The Saint Strikes Back

A particularly elegant composition for the well-dressed and well-spoken hero.

A cashiered cop serves as patsy for an inside caper with a philanthropist as “false front”, the cop’s daughter raises a “hornet’s nest” in the city for spite.

Bravura opening at the Colony Club in San Francisco on New Year’s Eve, pivoting on a popped balloon and a potted assassin.

Frank S. Nugent of the New York Times, “a crisp and baffling melodrama.” Leonard Maltin, “tightly directed.” Catholic News Service Media Review Office, “routine”. TV Guide, “spine-tingling direction”.

 

Wake Island

An advance military outpost on the clipper line is set up in mid-1941 and sustains repeated Japanese attacks after Pearl Harbor.

The factual remains of the extraordinary defense are simply presented and with rare wit.
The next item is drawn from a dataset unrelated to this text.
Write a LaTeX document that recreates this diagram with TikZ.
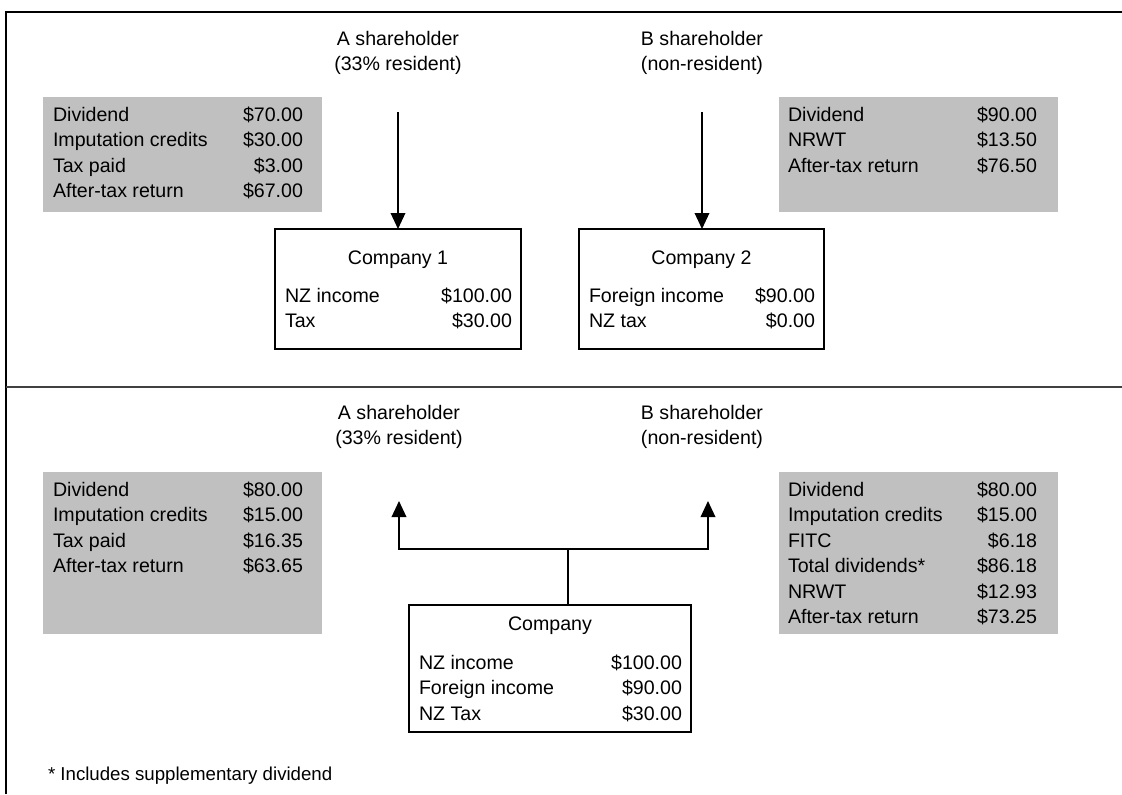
\documentclass[tikz,border=0pt]{standalone}
\usepackage{fontspec}
\setmainfont{Liberation Sans}
\usetikzlibrary{arrows.meta}
\definecolor{boxgray}{RGB}{192,192,192}
\newcommand\mytab[2]{\begin{tabular*}{#1}[t]{@{}l@{\extracolsep{\fill}}r@{}}#2\end{tabular*}}
\begin{document}
\begin{tikzpicture}[x=0.75pt,y=-0.75pt,
  every node/.style={font=\fontsize{14.7pt}{19.1pt}\selectfont, inner sep=0pt, outer sep=0pt},
  graybox/.style={fill=boxgray, draw=none, minimum width=209.25pt},
  cobox/.style={draw=black, line width=1pt, fill=white},
  tbl/.style={anchor=base west},
  lab/.style={anchor=base, align=center},
  arr/.style={line width=1pt, -{Triangle[width=11pt,length=12pt]}},
  conn/.style={line width=1pt}]
\useasboundingbox (0,0) rectangle (1122,794);
% frame
\draw[line width=1.1pt] (6,794) -- (6,12) -- (1122,12);
\draw[line width=0.8pt, black!75] (6,387) -- (1122,387);

% ---------- top section ----------
\node[graybox, minimum height=86.25pt] (g1) at (182.5,154.5) {};
\node[tbl] (t1) at (53,121.5) {\mytab{187.5pt}{Dividend & \$70.00\\ Imputation credits & \$30.00\\ Tax paid & \$3.00\\ After-tax return & \$67.00}};

\node[graybox, minimum height=86.25pt] (g2) at (918.5,154.5) {};
\node[tbl] (t2) at (788,121.5) {\mytab{186.75pt}{Dividend & \$90.00\\ NRWT & \$13.50\\ After-tax return & \$76.50}};

\node[lab] (A1) at (398,70.5) {A shareholder\\(33\% resident)};
\node[lab] (B1) at (702,70.5) {B shareholder\\(non-resident)};

\node[cobox, minimum width=184.5pt, minimum height=90pt] (C1) at (398,289) {};
\node[anchor=base] (C1t) at (398,264.5) {Company 1};
\node[tbl] (C1r) at (285,302.5) {\mytab{170.25pt}{NZ income & \$100.00\\ Tax & \$30.00}};

\node[cobox, minimum width=183.75pt, minimum height=90pt] (C2) at (701.5,289) {};
\node[anchor=base] (C2t) at (701.5,264.5) {Company 2};
\node[tbl] (C2r) at (589,302.5) {\mytab{169.5pt}{Foreign income & \$90.00\\ NZ tax & \$0.00}};

\coordinate (a1) at (398,112);
\coordinate (b1) at (702,112);
\draw[arr] (a1) -- (C1.north);
\draw[arr] (b1) -- (b1 |- C2.north);

% ---------- bottom section ----------
\node[graybox, minimum height=121.5pt] (g3) at (182.5,553) {};
\node[tbl] (t3) at (53,496.5) {\mytab{187.5pt}{Dividend & \$80.00\\ Imputation credits & \$15.00\\ Tax paid & \$16.35\\ After-tax return & \$63.65}};

\node[graybox, minimum height=121.5pt] (g4) at (918.5,553) {};
\node[tbl] (t4) at (788,496.5) {\mytab{186.75pt}{Dividend & \$80.00\\ Imputation credits & \$15.00\\ FITC & \$6.18\\ Total dividends* & \$86.18\\ NRWT & \$12.93\\ After-tax return & \$73.25}};

\node[lab] (A2) at (399,444.5) {A shareholder\\(33\% resident)};
\node[lab] (B2) at (702,444.5) {B shareholder\\(non-resident)};

\node[cobox, minimum width=211.5pt, minimum height=95.25pt] (Co) at (550,668.5) {};
\node[anchor=base] (Cot) at (550,630.5) {Company};
\node[tbl] (Cor) at (419,669.5) {\mytab{197.25pt}{NZ income & \$100.00\\ Foreign income & \$90.00\\ NZ Tax & \$30.00}};

\coordinate (J) at (568,549);
\coordinate (a2) at (399,501);
\coordinate (b2) at (708,501);
\draw[conn] (J |- Co.north) -- (J);
\draw[arr] (J) -| (a2);
\draw[arr] (J) -| (b2);

\node[anchor=base west, font=\fontsize{14pt}{17pt}\selectfont] (fn) at (48,780.5) {* Includes supplementary dividend};
\end{tikzpicture}
\end{document}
Farrow’s skill is evident in 2400 frames describing a small banquet in honor of the Jap special envoy en route to his final meeting with Cordell Hull before the sneak attack, the special envoy talks of peace while the camera moves from a close-up of his smiling face to positions at the end of the table and back across concerned looks on the faces of U.S. Navy officers to the special envoy’s face again, smiling.

Peckinpah remembers this scene and the Marines at their machine guns in The Wild Bunch.

 

Commandos Strike at Dawn

“Well, Sir, your Norwegian brother is ready to be taken into the New World Order,” says the prominent outspoken Norwegian to his captor about to question him.
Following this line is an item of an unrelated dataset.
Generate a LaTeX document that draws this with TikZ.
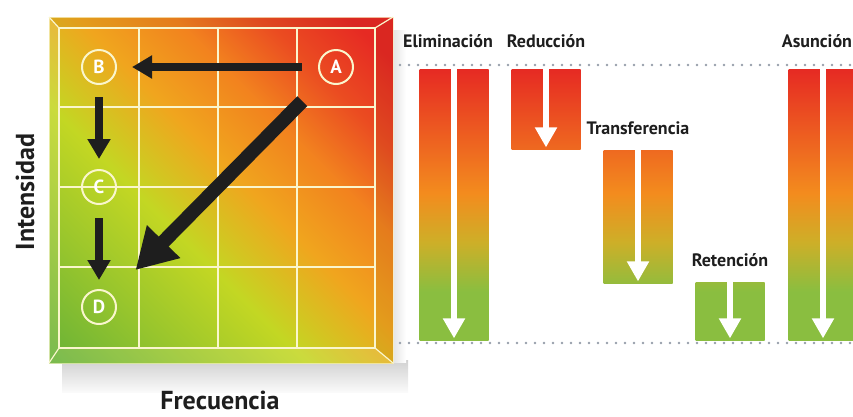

The long tracking shot at the opening is repeated in China, here a village on a fjord at peace, there a village under bombing (and note in the later film a traveling matte used to join two halves of this shot, borrowed by Hitchcock for The Birds).
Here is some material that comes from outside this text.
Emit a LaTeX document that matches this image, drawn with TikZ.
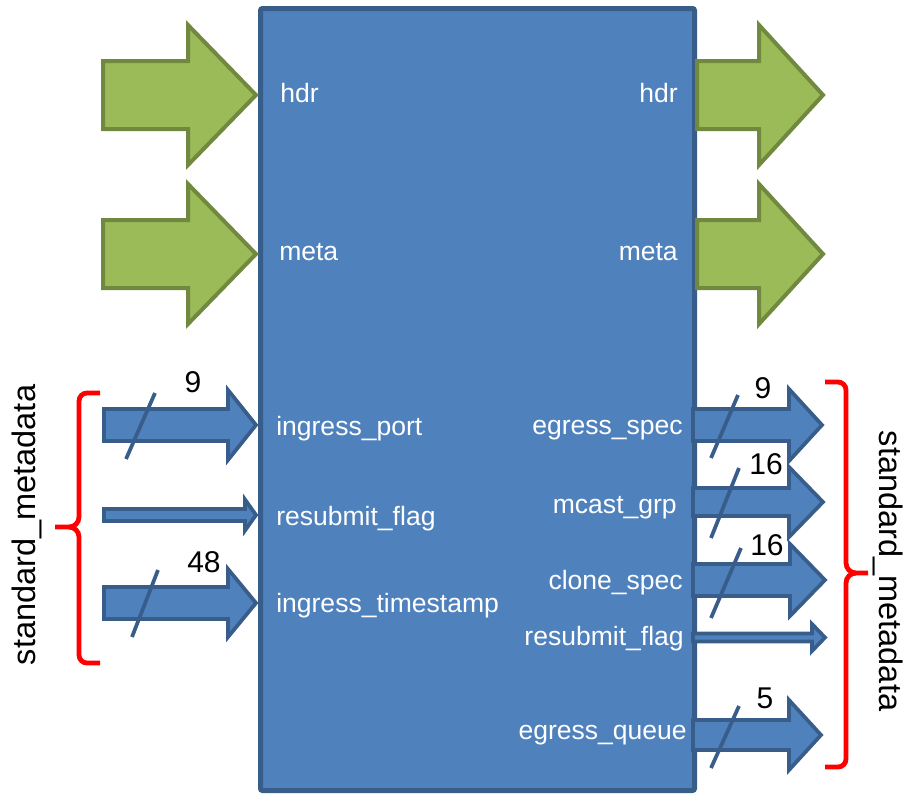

“They ought to be handled in a police court,” says the citizen’s wife, meaning the Germans.

“Finally, Mrs. Bergesen, the police court will be set up, and the traffic will be enormous,” a friend replies.

The producers of this masterpiece were “satisfied with great success”, Louis Gruenberg wrote the score, and Stravinsky has his Four Norwegian Moods.

 

China

“The New World Order of the Imperial Japanese Army and its allies” is cut off at the pass.

Father Goose (dir. Ralph Nelson) inherits the enigma.

 

The Hitler Gang

The rest is for you to discern, Goodrich & Hackett and Farrow take it up to the Night of the Long Knives and The Great Dictator, an Army plot backed by Big Business to restore the German state, using any party as a front, with Schicklgruber earning his pay as a stooge.

A great masterpiece, one of the greatest in the cinema, and achieved under wartime conditions even more amazing, one that suffers by no comparison with any subsequent film, its only diminishment self-admitted, “in every detail it is true insofar as decency will permit.”

Farrow’s mobile cranework in long takes is a most remarkable feature. Halliwell’s Film Guide begins to see the light, criticism generally has not begun to gauge the work.

 

Calcutta

CIIAC to Chungking, over the Hump carrying passengers and freight, variously, after the war.

It’s supposed to carry something else, too, the death of a pilot who finds out about it is a great shock to his colleagues, death by thuggee of all things, somewhere in Calcutta.

Swell guy, stops a flight to bring over a crankshaft, that’s how he learns of the loot. “One-punch”, needs help in a saloon fight.

The Maltese Falcon is the mainstay of a complicated analysis, it bothered T.M.P. of the New York Times but he couldn’t place it, let alone account for it, “a sorry mess indeed.” Halliwell’s Film Guide reports it as “simple-minded, but quite good fun,” Time Out Film Guide “a seasoned programmer”.

 

Hondo

The bitter complexities add up to a complete image ably analyzed the following year by Aldrich in Apache.

Penn finds himself with a veritable blueprint of Little Big Man as well, though Farrow lets his excoriating details seethe as drama in an exquisite vision of life on the frontier.

 

 

The Sea Chase

A memory of Keaton’s The General, a precursor of Peckinpah’s Cross of Iron, and an isolation of irreducible experience like John F. Kennedy’s Profiles in Courage, this is also a postwar evaluation of wartime policy (like The Man in the Gray Flannel Suit) along the lines proposed by Robert Lowell. Farrow builds up a convincing picture of life at sea with myriad scenes and setups, all governed by the moral force of the principal dilemma, and then he adds another layer with the consul’s public relations maneuver.

From another point of view, thematically related to The Long Voyage Home, Wake of the Red Witch, and Blood Alley.